Happy families are all alike; every unhappy family is unhappy in its own way.
— Leo Tolstoy, Anna Karenina
I've noticed that most folks who default to Perl tend to write Perl in a manner largely inconsistent with the next guy's.
— eropple, Hacker News discussion of Puppet, Chef, Ruby, Python, and Perl
A foolish consistency is the hobgoblin of little minds, adored by little statesmen and philosophers and divines.... "Ah, so you shall be sure to be misunderstood." — Is it so bad, then, to be misunderstood? Pythagoras was misunderstood, and Socrates, and Jesus, and Luther, and Copernicus, and Galileo, and Newton, and every pure and wise spirit that ever took flesh. To be great is to be misunderstood.
— Ralph Waldo Emerson, Self-Reliance
I suspect, but cannot yet prove, that the internal consistency of a program is an emergent property discovered through active development, maintenance, feedback from real users, and the concomitant reframing of features and refactoring of code.
I believe, from long and often painful experience, that every good program is good in its own way, while bad programs are all alike.

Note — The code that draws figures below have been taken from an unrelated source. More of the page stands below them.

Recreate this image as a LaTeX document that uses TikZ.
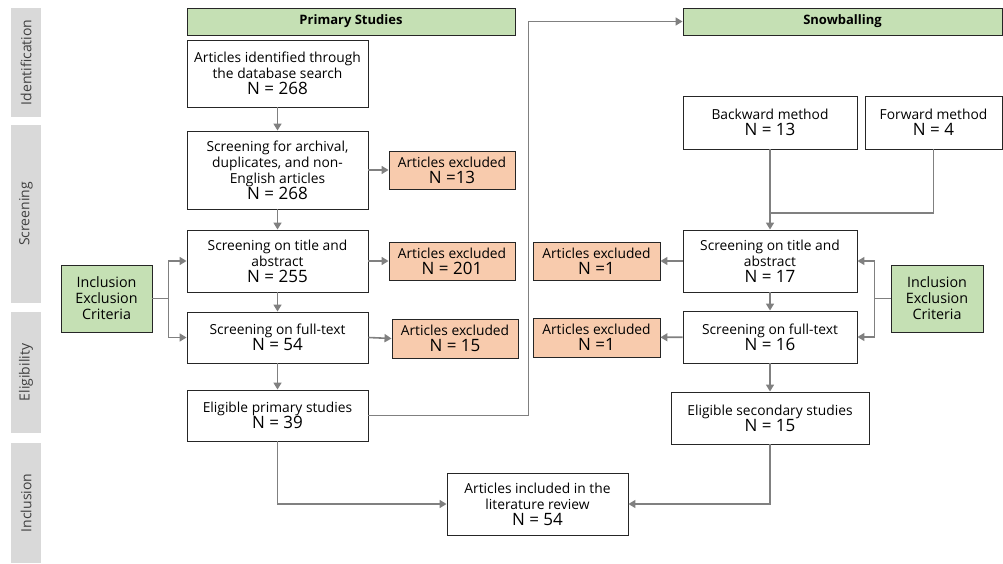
\documentclass[tikz,border=0pt]{standalone}
\usepackage{fontspec}
\setmainfont{Open Sans}
\usetikzlibrary{arrows.meta, positioning}
\definecolor{critgreen}{HTML}{C5E0B4}
\definecolor{exclorange}{HTML}{F8CBAD}
\definecolor{phasegray}{HTML}{D9D9D9}
\definecolor{phasetext}{HTML}{404040}
\definecolor{flowgray}{HTML}{808080}
\definecolor{edgedark}{HTML}{262626}
\newcommand{\nval}[1]{{\fontsize{17}{18}\selectfont #1}}

\begin{document}
\begin{tikzpicture}[x=1pt, y=-1pt,
  box/.style={draw=edgedark, line width=0.9pt, fill=white, align=center,
    inner sep=0pt, font=\fontsize{13.8}{16}\selectfont},
  header/.style={box, fill=critgreen, font=\fontsize{13}{15}\selectfont\bfseries},
  excl/.style={box, fill=exclorange},
  crit/.style={box, fill=critgreen, font=\fontsize{14.3}{16}\selectfont},
  phase/.style={fill=phasegray, rotate=90, minimum height=30pt, inner sep=0pt,
    text=phasetext, font=\fontsize{14}{16}\selectfont},
  flow/.style={draw=flowgray, line width=1.6pt, -{Triangle[length=7pt,width=8pt]}},
  plain/.style={draw=flowgray, line width=1.6pt}]
  \useasboundingbox (0,0) rectangle (1003,564);

  % phase bars on the left
  \node[phase, minimum width=109pt] (pid)  at (26,62.5)  {Identification};
  \node[phase, minimum width=178pt] (pscr) at (26,214)   {Screening};
  \node[phase, minimum width=121pt] (pelg) at (26,372.5) {Eligibility};
  \node[phase, minimum width=120pt] (pinc) at (26,503)   {Inclusion};

  % headers
  \node[header, minimum width=328pt, minimum height=27pt] (prim) at (351,21.5) {Primary Studies};
  \node[header, minimum width=319pt, minimum height=27pt] (snow) at (842.5,21.5) {Snowballing};

  % primary studies column
  \node[box, minimum width=181pt, minimum height=67pt] (ident) at (277.5,73.5)
    {Articles identified through\\the database search\\\nval{N = 268}};
  \node[box, minimum width=181pt, minimum height=78pt] (arch) at (277.5,170)
    {Screening for archival,\\duplicates, and non-\\English articles\\\nval{N = 268}};
  \node[box, minimum width=181pt, minimum height=62pt] (title1) at (277.5,261)
    {Screening on title and\\abstract\\\nval{N = 255}};
  \node[box, minimum width=181pt, minimum height=51pt] (full1) at (277.5,337.5)
    {Screening on full-text\\\nval{N = 54}};
  \node[box, minimum width=181pt, minimum height=51pt] (elig1) at (277.5,415.5)
    {Eligible primary studies\\\nval{N = 39}};

  \node[excl, minimum width=126pt, minimum height=38pt] (ex1) at (452,170)
    {Articles excluded\\\nval{N =13}};
  \node[excl, minimum width=126pt, minimum height=38pt] (ex2) at (452,261)
    {Articles excluded\\\nval{N = 201}};
  \node[excl, minimum width=126pt, minimum height=39pt] (ex3) at (455,338.5)
    {Articles excluded\\\nval{N = 15}};

  \node[crit, minimum width=91pt, minimum height=67pt] (critL) at (106.5,298.5)
    {Inclusion\\Exclusion\\Criteria};

  % snowballing column
  \node[box, minimum width=174pt, minimum height=53pt] (back) at (770,122.5)
    {Backward method\\\nval{N = 13}};
  \node[box, minimum width=137pt, minimum height=53pt] (fwd) at (933.5,122.5)
    {Forward method\\\nval{N = 4}};
  \node[box, minimum width=174pt, minimum height=62pt] (title2) at (770,261)
    {Screening on title and\\abstract\\\nval{N = 17}};
  \node[box, minimum width=174pt, minimum height=52pt] (full2) at (770,337)
    {Screening on full-text\\\nval{N = 16}};
  \node[box, minimum width=198pt, minimum height=52pt] (elig2) at (770,418)
    {Eligible secondary studies\\\nval{N = 15}};

  \node[excl, minimum width=127pt, minimum height=38pt] (ex4) at (596.5,261)
    {Articles excluded\\\nval{N =1}};
  \node[excl, minimum width=127pt, minimum height=39pt] (ex5) at (596.5,337.5)
    {Articles excluded\\\nval{N =1}};

  \node[crit, minimum width=92pt, minimum height=67pt] (critR) at (937,298.5)
    {Inclusion\\Exclusion\\Criteria};

  % final box
  \node[box, minimum width=181pt, minimum height=62pt] (incl) at (537.5,504)
    {Articles included in the\\literature review\\\nval{N = 54}};

  \coordinate (merge) at (770,213);

  % connectors, primary side
  \draw[flow] (ident) -- (arch);
  \draw[flow] (arch) -- (title1);
  \draw[flow] (title1) -- (full1);
  \draw[flow] (full1) -- (elig1);
  \draw[flow] (arch) -- (ex1);
  \draw[flow] (title1) -- (ex2);
  \draw[flow] (full1.east) -- (ex3.west);
  \draw[flow] (critL.east) -- ++(16,0) |- (title1.west);
  \draw[flow] (critL.east) -- ++(16,0) |- (full1.west);
  \draw[flow] (elig1.east) -- ++(160,0) |- (snow.west);
  \draw[flow] (elig1.south) |- (incl.west);

  % connectors, snowballing side
  \draw[flow] (back) -- (title2);
  \draw[plain] (fwd.south) |- (merge);
  \draw[flow] (title2) -- (full2);
  \draw[flow] (full2) -- (elig2);
  \draw[flow] (title2) -- (ex4);
  \draw[flow] (full2) -- (ex5);
  \draw[flow] (critR.west) -- ++(-16,0) |- (title2.east);
  \draw[flow] (critR.west) -- ++(-16,0) |- (full2.east);
  \draw[flow] (elig2.south) |- (incl.east);
\end{tikzpicture}
\end{document}
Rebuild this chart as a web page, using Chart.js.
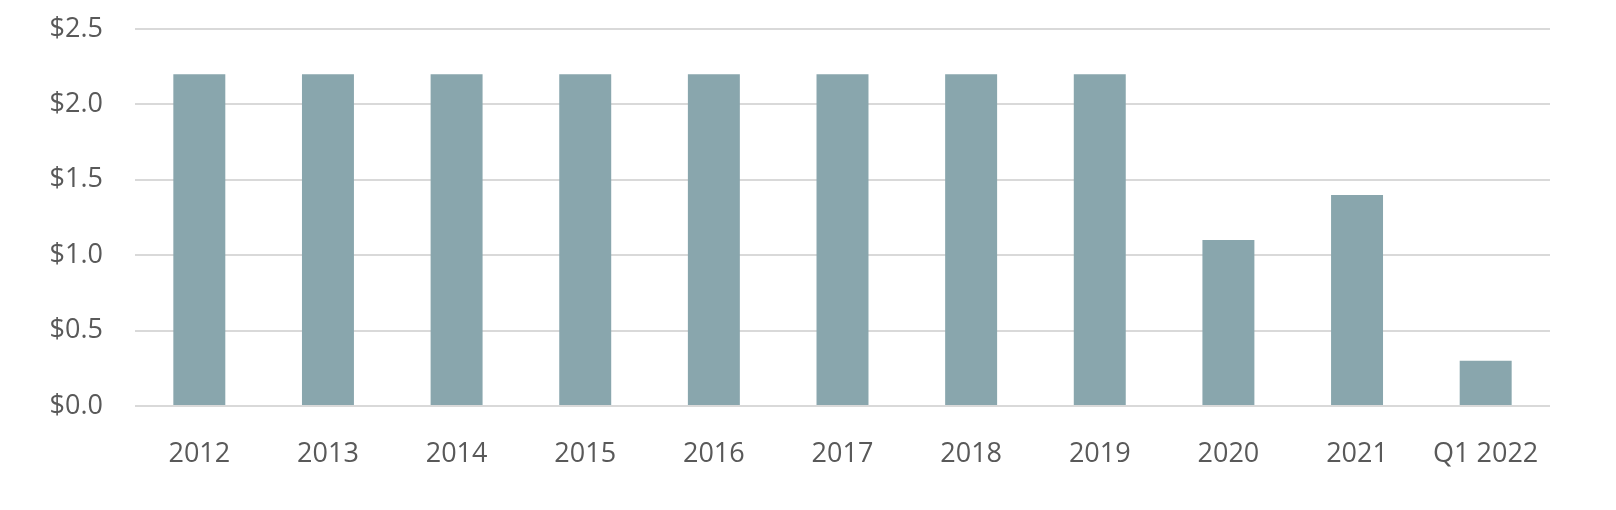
<!DOCTYPE html>
<html>
<head>
<meta charset="utf-8">
<script src="https://cdn.jsdelivr.net/npm/chart.js@4"></script>
<style>
  html, body { margin: 0; padding: 0; background: #ffffff; }
  #barChart { display: block; }
</style>
</head>
<body>
<canvas id="barChart" width="1616" height="510"></canvas>
<script>
const categories = ['2012', '2013', '2014', '2015', '2016', '2017', '2018', '2019', '2020', '2021', 'Q1 2022'];
const values = [2.2, 2.2, 2.2, 2.2, 2.2, 2.2, 2.2, 2.2, 1.1, 1.4, 0.3];
const yTicks = [0, 0.5, 1.0, 1.5, 2.0, 2.5];

const barColor = '#89a6ad';
const gridColor = '#d9d9d9';
const labelColor = '#595959';
const fontFamily = '"Open Sans", "Noto Sans", sans-serif';

function initChart() {
    const ctx = document.getElementById('barChart');
    return new Chart(ctx, {
      type: 'bar',
      data: {
        labels: categories,
        datasets: [{
          data: values,
          backgroundColor: barColor,
          borderWidth: 0,
          barPercentage: 0.404,
          categoryPercentage: 1.0
        }]
      },
      options: {
        responsive: false,
        animation: false,
        layout: {
          padding: { left: 0, right: 66, top: 29, bottom: 0 }
        },
        scales: {
            x: {
                grid: { display: false },
                border: { display: false },
                ticks: {
                    color: labelColor,
                    padding: 24,
                    maxRotation: 0,
                    autoSkip: false,
                    font: { family: fontFamily, size: 27 }
                },
                afterFit: function(scale) { scale.height = 104; }
            },
            y: {
                min: 0,
                max: 2.5,
                afterBuildTicks: function(scale) {
                    scale.ticks = yTicks.map(v => ({ value: v }));
                },
                grid: {
                    color: gridColor,
                    lineWidth: 2,
                    drawTicks: false
                },
                border: { display: false },
                ticks: {
                    color: labelColor,
                    padding: 32,
                    font: { family: fontFamily, size: 27 },
                    callback: function(value) { return '$' + value.toFixed(1); }
                },
                afterFit: function(scale) {
                    // tick padding would otherwise push the plot down from the top
                    scale.width = 135;
                    scale.paddingTop = 0;
                    scale.paddingBottom = 0;
                }
            }
        },
        plugins: {
          legend: { display: false },
          tooltip: { enabled: false }
        }
      }
    });
}

var g_chart = initChart();
</script>
</body>
</html>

I understand that I will understand my problem domain better as I learn more by solving it in parts. (But I'm happy to borrow a well-tested implementation of the All Points Shortest Path algorithm when it's obvious I have a graph traversal problem.)
I laugh at the people who recoil in mock horror at the use of sigils and variable declarations and the general principle of TIMTOWTDI, but encourage everyone else to monkeypatch global classes to create their own parser-abusing "internal DSLs".
Then again, the dominant criticism of Lisp seems to be "Look at all the parentheses!" and not "Wow, you mean I have to learn the semantics of this series of macros and their possible combinations before I can help maintain this program?"
May we laud our languages and tools and ecosystems for the ways in which they support our discovery and promotion of deep consistencies.